Just Mercy, the new film directed by Daniel David Cretton and starring Michael Jordan and Jamie Foxx, is a compelling depiction of the early career of Bryan Stephenson, a Harvard-trained lawyer who came to Alabama in the late 80s and created the  Equal Justice Initiative (EJI), an organization dedicated to challenging racial and economic injustice.

The film, rather than spend a lot of time on the founding of the EJI, chooses to focus on a specific case handled by Stephenson, the wrongful conviction of Walter McMillian, a black man who is on death row based on false eyewitness accounts.

Just Mercy is very well done and the filmmakers decision to focus on the McMillian case allows them to vividly demonstrate the harshness of the court system and the unfairness of the death penalty as it was applied to minorities; a segment devoted to the electrocution of a prisoner is almost impossible to watch and provides, for this reviewer, the single greatest argument against the death penalty ever put on film.

Cretton is not an imaginative director – his shots are mostly static and straightforward – but his style fits the story effectively; my only regret is that I think some of the characterizations could’ve used a bit more nuance.

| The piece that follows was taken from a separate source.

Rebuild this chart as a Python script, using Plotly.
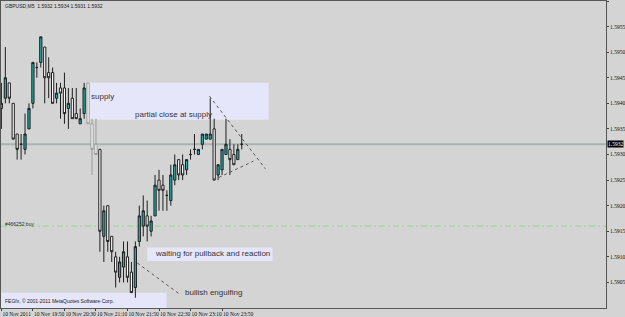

The acting is very good across-the-board – Foxx stands out as McMillian and, in the small but pivotal role of the witness whose false testimony help convict McMillian, Tim Blake Nelson is excellent.

Jordan is effective as Stephenson, though he tends to underplay the role and I would have liked to see a bit more fire and anger; he really comes alive in a front porch confrontation with the DA and I wish there had been more of that.

Just Mercy tells an important and relevant story and tells  it well; I give it six out of my seven run-on sentences.